The Forest Service estimates between five and six million visitors use the paved trails every year, more than some of Utah’s national parks. Uinta-Wasatch-Cache National Forest trails manager Matt Lane said the number of visitors has made it difficult to keep up with maintenance.

“Our prime objective here is to give that good recreation experience to the public,” Lane said. “I mean, this is in our capital city, these are our flagship canyons, and we want it to be the best it can be.”

Under the proposed fee structure, vehicles would be charged $6 if their intent were to use the improved trailheads. The fee would be good for three days and only apply to sites with facilities.

Trails affected in Big Cottonwood Canyon are Mill D and Mill B trails, Silver Lake, Spruces, Guardsman Pass and Donut Falls.

Trails impacted by the proposed fee in Little Cottonwood Canyon are White Pine and Temple Quarry, Catherine’s Pass and Cecret Lake trailheads.

“We want to be able to maintain the facilities better,” Lane said. “We want to get better security up the canyons, we want better information to be given out to our visitors.”
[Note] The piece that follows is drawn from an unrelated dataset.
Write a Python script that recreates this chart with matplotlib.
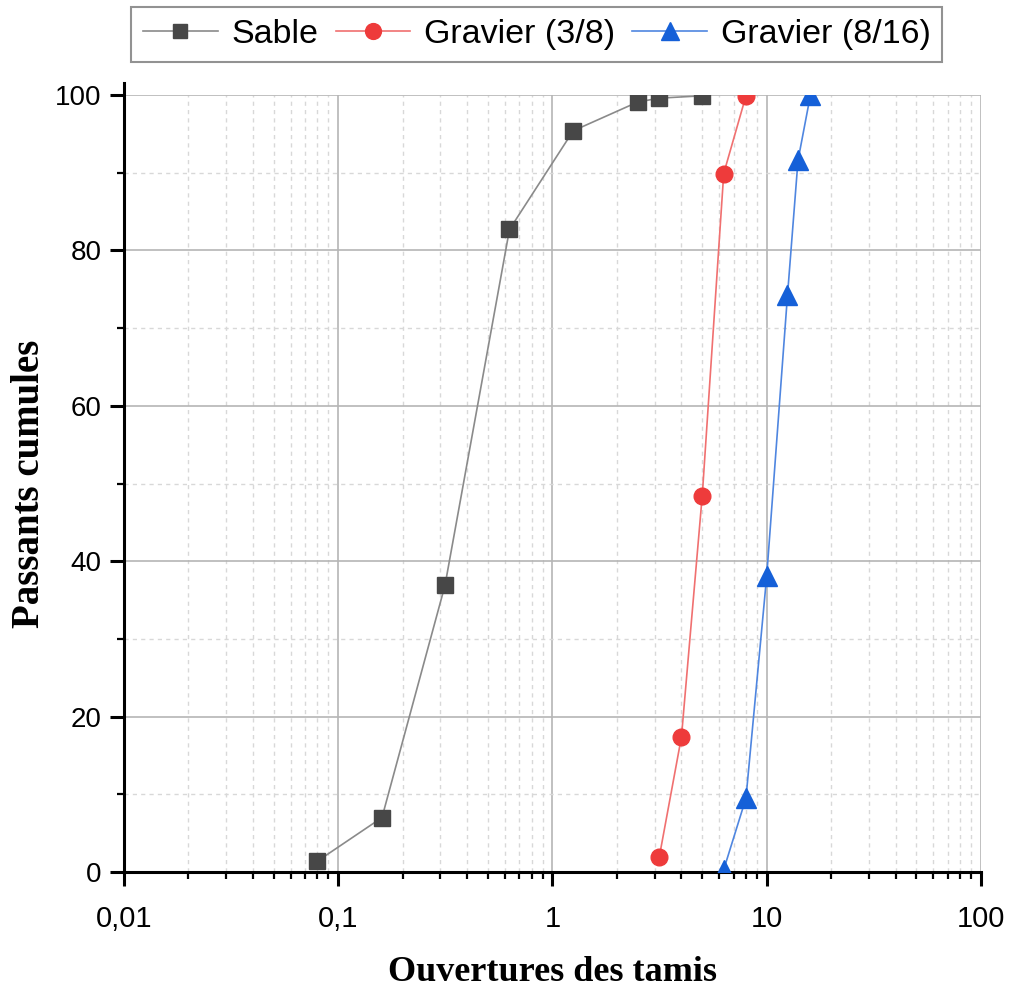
import matplotlib
matplotlib.use("Agg")
import matplotlib.pyplot as plt
from matplotlib.ticker import LogLocator, NullFormatter, MultipleLocator

sable_x = [0.08, 0.16, 0.315, 0.63, 1.25, 2.5, 3.15, 5.0]
sable_y = [1.4, 7.0, 36.9, 82.7, 95.4, 99.1, 99.6, 99.9]
g38_x = [3.15, 4.0, 5.0, 6.3, 8.0]
g38_y = [1.9, 17.4, 48.4, 89.9, 99.9]
g816_x = [6.3, 8.0, 10.0, 12.5, 14.0, 16.0]
g816_y = [0.3, 9.5, 38.1, 74.2, 91.6, 100.0]
xticks = [0.01, 0.1, 1, 10, 100]
xticklabels = ["0,01", "0,1", "1", "10", "100"]
yticks = [0, 20, 40, 60, 80, 100]

plt.rcParams['font.family'] = ['Liberation Sans', 'DejaVu Sans']
fig = plt.figure(figsize=(10.09, 9.92), dpi=100)
ax = fig.add_axes([0.1229, 0.1210, 0.8493, 0.7832])

ax.plot(sable_x, sable_y, color='#8a8a8a', lw=1.2, marker='s', ms=11,
        mfc='#474747', mec='#474747', label='Sable', zorder=3)
ax.plot(g38_x, g38_y, color='#f07070', lw=1.2, marker='o', ms=12,
        mfc='#ee3b3b', mec='#ee3b3b', label='Gravier (3/8)', zorder=3)
ax.plot(g816_x, g816_y, color='#4f86e0', lw=1.2, marker='^', ms=14,
        mfc='#1560d8', mec='#1560d8', label='Gravier (8/16)', zorder=3)

ax.set_xscale('log')
ax.set_xlim(0.01, 100)
ax.set_ylim(0, 100)
ax.set_xticks(xticks)
ax.set_xticklabels(xticklabels)
ax.xaxis.set_minor_locator(LogLocator(base=10, subs=range(2, 10)))
ax.xaxis.set_minor_formatter(NullFormatter())
ax.set_yticks(yticks)
ax.yaxis.set_minor_locator(MultipleLocator(10))

ax.grid(which='major', color='#b5b5b5', lw=1.2, ls='-')
ax.grid(which='minor', color='#d8d8d8', lw=1.0, ls=(0, (3, 3)))
ax.set_axisbelow(True)

for s in ['top', 'right']:
    ax.spines[s].set_visible(False)
for s in ['left', 'bottom']:
    ax.spines[s].set_linewidth(2.2)
ax.spines['left'].set_bounds(0, 101.5)

ax.tick_params(axis='both', which='major', direction='out', length=10, width=2.2)
ax.tick_params(axis='both', which='minor', direction='out', length=5, width=1.6)
ax.tick_params(axis='x', which='major', pad=14, labelsize=21)
ax.tick_params(axis='y', which='major', pad=6, labelsize=20)

ax.set_xlabel('Ouvertures des tamis', family='Liberation Serif', fontweight='bold',
              fontsize=26, va='baseline')
ax.xaxis.set_label_coords(0.5, -0.140)
ax.set_ylabel('Passants cumules', family='Liberation Serif', fontweight='bold',
              fontsize=28, va='center')
ax.yaxis.set_label_coords(-0.11, 0.5)

leg = fig.legend(loc='upper center', bbox_to_anchor=(0.532, 0.993), ncol=3, fontsize=24.5,
                 frameon=True, fancybox=False, edgecolor='#777777',
                 handlelength=2.2, columnspacing=0.5, handletextpad=0.4,
                 borderpad=0.35, borderaxespad=0, markerscale=0.95)
leg.get_frame().set_linewidth(1.5)

fig.savefig('out.png', dpi=100)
Hiker Kevin Godinet said he understands the reasoning behind the fee and would be willing to pay for nicer trailhead facilities.

“If money is what they need to upkeep them, then I think that’s a smart idea,” Godinet said.

But others, like frequent trail user Sandra Hickey said the trails are fine the way they are, and thinks the trails should remain free and open to everyone.

“There’s enough volunteers that take care of it,” Hickey said. “The trails look great. I just think it will keep people off.”